Data section »

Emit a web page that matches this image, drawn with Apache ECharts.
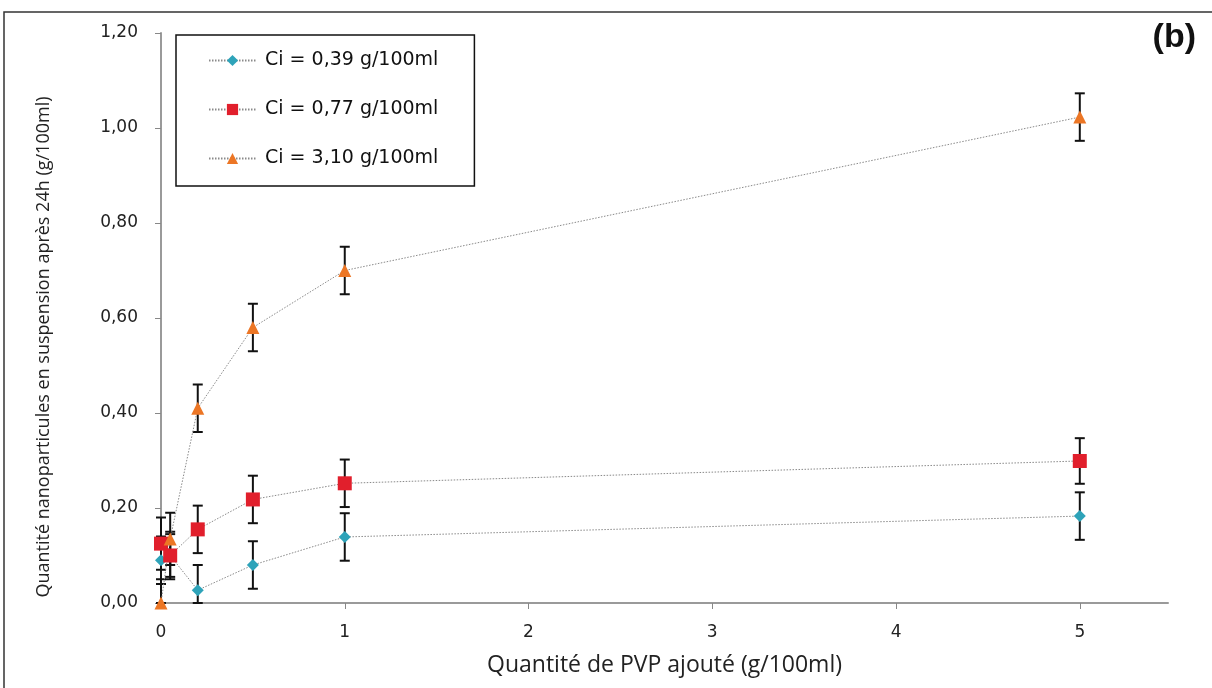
<!DOCTYPE html>
<html>
<head>
<meta charset="utf-8">
<script src="https://cdn.jsdelivr.net/npm/echarts@6/dist/echarts.min.js"></script>
<style>
  html, body { margin: 0; padding: 0; background: #fff; }
  #chart { width: 1212px; height: 688px; }
</style>
</head>
<body>
<div id="chart"></div>
<script>
// Quantité de PVP ajouté (g/100ml)
const pvp = [0, 0.05, 0.2, 0.5, 1, 5];

// Quantité en suspension après 24h, par concentration initiale
const ci039 = [0.09, 0.10, 0.027, 0.08, 0.139, 0.183];
const ci077 = [0.125, 0.10, 0.155, 0.218, 0.252, 0.299];
const ci310 = [0.0, 0.135, 0.41, 0.58, 0.70, 1.023];

// Écarts (barres d'erreur ±)
const err039 = [0.05, 0.05, 0.053, 0.05, 0.05, 0.05];
const err077 = [0.055, 0.045, 0.05, 0.05, 0.05, 0.048];
const err310 = [0.05, 0.055, 0.05, 0.05, 0.05, 0.05];

const seriesNames = ['Ci = 0,39 g/100ml', 'Ci = 0,77 g/100ml', 'Ci = 3,10 g/100ml'];
const xTicks = [0, 1, 2, 3, 4, 5];

const colors = ['#2ea3b9', '#e11f2c', '#ec7625'];
const symbols = ['diamond', 'rect', 'triangle'];
const symbolSizes = [12, 14, 13];

function pairs(ys) { return pvp.map((x, i) => [x, ys[i]]); }
function errData(ys, es) { return pvp.map((x, i) => [x, Math.max(0, ys[i] - es[i]), ys[i] + es[i]]); }

function renderError(params, api) {
  const x = api.value(0);
  const lo = api.coord([x, api.value(1)]);
  const hi = api.coord([x, api.value(2)]);
  const cap = 5;
  const style = { stroke: '#111', lineWidth: 2 };
  return {
    type: 'group',
    children: [
      { type: 'line', shape: { x1: hi[0], y1: hi[1], x2: lo[0], y2: lo[1] }, style },
      { type: 'line', shape: { x1: hi[0] - cap, y1: hi[1], x2: hi[0] + cap, y2: hi[1] }, style },
      { type: 'line', shape: { x1: lo[0] - cap, y1: lo[1], x2: lo[0] + cap, y2: lo[1] }, style }
    ]
  };
}

const values = [ci039, ci077, ci310];
const errors = [err039, err077, err310];

const series = [];
values.forEach((ys, k) => {
  series.push({
    type: 'custom',
    renderItem: renderError,
    data: errData(ys, errors[k]),
    z: 1,
    silent: true
  });
});
values.forEach((ys, k) => {
  series.push({
    name: seriesNames[k],
    type: 'line',
    data: pairs(ys),
    symbol: symbols[k],
    symbolSize: symbolSizes[k],
    showAllSymbol: true,
    clip: false,
    itemStyle: { color: colors[k] },
    lineStyle: { color: '#8a8a8a', width: 1, type: [1.5, 1.5] },
    z: 3
  });
});

const chart = echarts.init(document.getElementById('chart'));
chart.setOption({
  animation: false,
  backgroundColor: '#fff',
  grid: { left: 161, right: 44, top: 33, bottom: 85 },
  xAxis: {
    type: 'value',
    min: 0,
    max: 5.48,
    name: 'Quantité de PVP ajouté (g/100ml)',
    nameLocation: 'middle',
    nameGap: 51,
    nameTextStyle: { fontFamily: 'Open Sans', fontSize: 23, color: '#222' },
    axisLine: { lineStyle: { color: '#9a9a9a', width: 2 } },
    axisTick: { show: true, customValues: xTicks, length: 6, lineStyle: { color: '#888', width: 1 } },
    axisLabel: {
      customValues: xTicks,
      margin: 21,
      fontFamily: 'DejaVu Sans',
      fontSize: 17,
      color: '#222'
    },
    splitLine: { show: false }
  },
  yAxis: {
    type: 'value',
    min: 0,
    max: 1.2,
    interval: 0.2,
    name: 'Quantité nanoparticules en suspension après 24h (g/100ml)',
    nameLocation: 'middle',
    nameGap: 108,
    nameTextStyle: { fontFamily: 'Open Sans', fontSize: 18, color: '#222', padding: [0, 58, 0, 0] },
    axisLine: { show: true, lineStyle: { color: '#9a9a9a', width: 2 } },
    axisTick: { show: true, length: 6, lineStyle: { color: '#888', width: 1 } },
    axisLabel: {
      margin: 23,
      fontFamily: 'DejaVu Sans',
      fontSize: 17,
      color: '#222',
      formatter: v => v.toFixed(2).replace('.', ',')
    },
    splitLine: { show: false }
  },
  legend: {
    orient: 'vertical',
    left: 176,
    top: 35,
    padding: [16, 36, 18, 32],
    itemGap: 30,
    itemWidth: 47,
    itemHeight: 14,
    borderColor: '#111',
    borderWidth: 1.5,
    backgroundColor: '#fff',
    textStyle: { fontFamily: 'DejaVu Sans', fontSize: 19, color: '#111', padding: [0, 0, 0, 4] },
    data: seriesNames
  },
  graphic: [
    {
      type: 'rect',
      silent: true,
      z: -1,
      shape: { x: 4, y: 12, width: 1230, height: 700 },
      style: { fill: 'none', stroke: '#333', lineWidth: 1.5 }
    },
    {
      type: 'text',
      right: 16,
      top: 21,
      style: {
        text: '(b)',
        font: 'bold 34px "Liberation Sans"',
        fill: '#111'
      }
    }
  ],
  series
});
</script>
</body>
</html>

What to work on »
Reproduce the whole listing exactly, but not the images in it.

Exercise response »
Emit a web page that matches this image, drawn with Apache ECharts.
<!DOCTYPE html>
<html>
<head>
<meta charset="utf-8">
<script src="https://cdn.jsdelivr.net/npm/echarts@6/dist/echarts.min.js"></script>
<style>
  html, body { margin: 0; padding: 0; background: #fff; }
  #chart { width: 1212px; height: 688px; }
</style>
</head>
<body>
<div id="chart"></div>
<script>
// Quantité de PVP ajouté (g/100ml)
const pvp = [0, 0.05, 0.2, 0.5, 1, 5];

// Quantité en suspension après 24h, par concentration initiale
const ci039 = [0.09, 0.10, 0.027, 0.08, 0.139, 0.183];
const ci077 = [0.125, 0.10, 0.155, 0.218, 0.252, 0.299];
const ci310 = [0.0, 0.135, 0.41, 0.58, 0.70, 1.023];

// Écarts (barres d'erreur ±)
const err039 = [0.05, 0.05, 0.053, 0.05, 0.05, 0.05];
const err077 = [0.055, 0.045, 0.05, 0.05, 0.05, 0.048];
const err310 = [0.05, 0.055, 0.05, 0.05, 0.05, 0.05];

const seriesNames = ['Ci = 0,39 g/100ml', 'Ci = 0,77 g/100ml', 'Ci = 3,10 g/100ml'];
const xTicks = [0, 1, 2, 3, 4, 5];

const colors = ['#2ea3b9', '#e11f2c', '#ec7625'];
const symbols = ['diamond', 'rect', 'triangle'];
const symbolSizes = [12, 14, 13];

function pairs(ys) { return pvp.map((x, i) => [x, ys[i]]); }
function errData(ys, es) { return pvp.map((x, i) => [x, Math.max(0, ys[i] - es[i]), ys[i] + es[i]]); }

function renderError(params, api) {
  const x = api.value(0);
  const lo = api.coord([x, api.value(1)]);
  const hi = api.coord([x, api.value(2)]);
  const cap = 5;
  const style = { stroke: '#111', lineWidth: 2 };
  return {
    type: 'group',
    children: [
      { type: 'line', shape: { x1: hi[0], y1: hi[1], x2: lo[0], y2: lo[1] }, style },
      { type: 'line', shape: { x1: hi[0] - cap, y1: hi[1], x2: hi[0] + cap, y2: hi[1] }, style },
      { type: 'line', shape: { x1: lo[0] - cap, y1: lo[1], x2: lo[0] + cap, y2: lo[1] }, style }
    ]
  };
}

const values = [ci039, ci077, ci310];
const errors = [err039, err077, err310];

const series = [];
values.forEach((ys, k) => {
  series.push({
    type: 'custom',
    renderItem: renderError,
    data: errData(ys, errors[k]),
    z: 1,
    silent: true
  });
});
values.forEach((ys, k) => {
  series.push({
    name: seriesNames[k],
    type: 'line',
    data: pairs(ys),
    symbol: symbols[k],
    symbolSize: symbolSizes[k],
    showAllSymbol: true,
    clip: false,
    itemStyle: { color: colors[k] },
    lineStyle: { color: '#8a8a8a', width: 1, type: [1.5, 1.5] },
    z: 3
  });
});

const chart = echarts.init(document.getElementById('chart'));
chart.setOption({
  animation: false,
  backgroundColor: '#fff',
  grid: { left: 161, right: 44, top: 33, bottom: 85 },
  xAxis: {
    type: 'value',
    min: 0,
    max: 5.48,
    name: 'Quantité de PVP ajouté (g/100ml)',
    nameLocation: 'middle',
    nameGap: 51,
    nameTextStyle: { fontFamily: 'Open Sans', fontSize: 23, color: '#222' },
    axisLine: { lineStyle: { color: '#9a9a9a', width: 2 } },
    axisTick: { show: true, customValues: xTicks, length: 6, lineStyle: { color: '#888', width: 1 } },
    axisLabel: {
      customValues: xTicks,
      margin: 21,
      fontFamily: 'DejaVu Sans',
      fontSize: 17,
      color: '#222'
    },
    splitLine: { show: false }
  },
  yAxis: {
    type: 'value',
    min: 0,
    max: 1.2,
    interval: 0.2,
    name: 'Quantité nanoparticules en suspension après 24h (g/100ml)',
    nameLocation: 'middle',
    nameGap: 108,
    nameTextStyle: { fontFamily: 'Open Sans', fontSize: 18, color: '#222', padding: [0, 58, 0, 0] },
    axisLine: { show: true, lineStyle: { color: '#9a9a9a', width: 2 } },
    axisTick: { show: true, length: 6, lineStyle: { color: '#888', width: 1 } },
    axisLabel: {
      margin: 23,
      fontFamily: 'DejaVu Sans',
      fontSize: 17,
      color: '#222',
      formatter: v => v.toFixed(2).replace('.', ',')
    },
    splitLine: { show: false }
  },
  legend: {
    orient: 'vertical',
    left: 176,
    top: 35,
    padding: [16, 36, 18, 32],
    itemGap: 30,
    itemWidth: 47,
    itemHeight: 14,
    borderColor: '#111',
    borderWidth: 1.5,
    backgroundColor: '#fff',
    textStyle: { fontFamily: 'DejaVu Sans', fontSize: 19, color: '#111', padding: [0, 0, 0, 4] },
    data: seriesNames
  },
  graphic: [
    {
      type: 'rect',
      silent: true,
      z: -1,
      shape: { x: 4, y: 12, width: 1230, height: 700 },
      style: { fill: 'none', stroke: '#333', lineWidth: 1.5 }
    },
    {
      type: 'text',
      right: 16,
      top: 21,
      style: {
        text: '(b)',
        font: 'bold 34px "Liberation Sans"',
        fill: '#111'
      }
    }
  ],
  series
});
</script>
</body>
</html>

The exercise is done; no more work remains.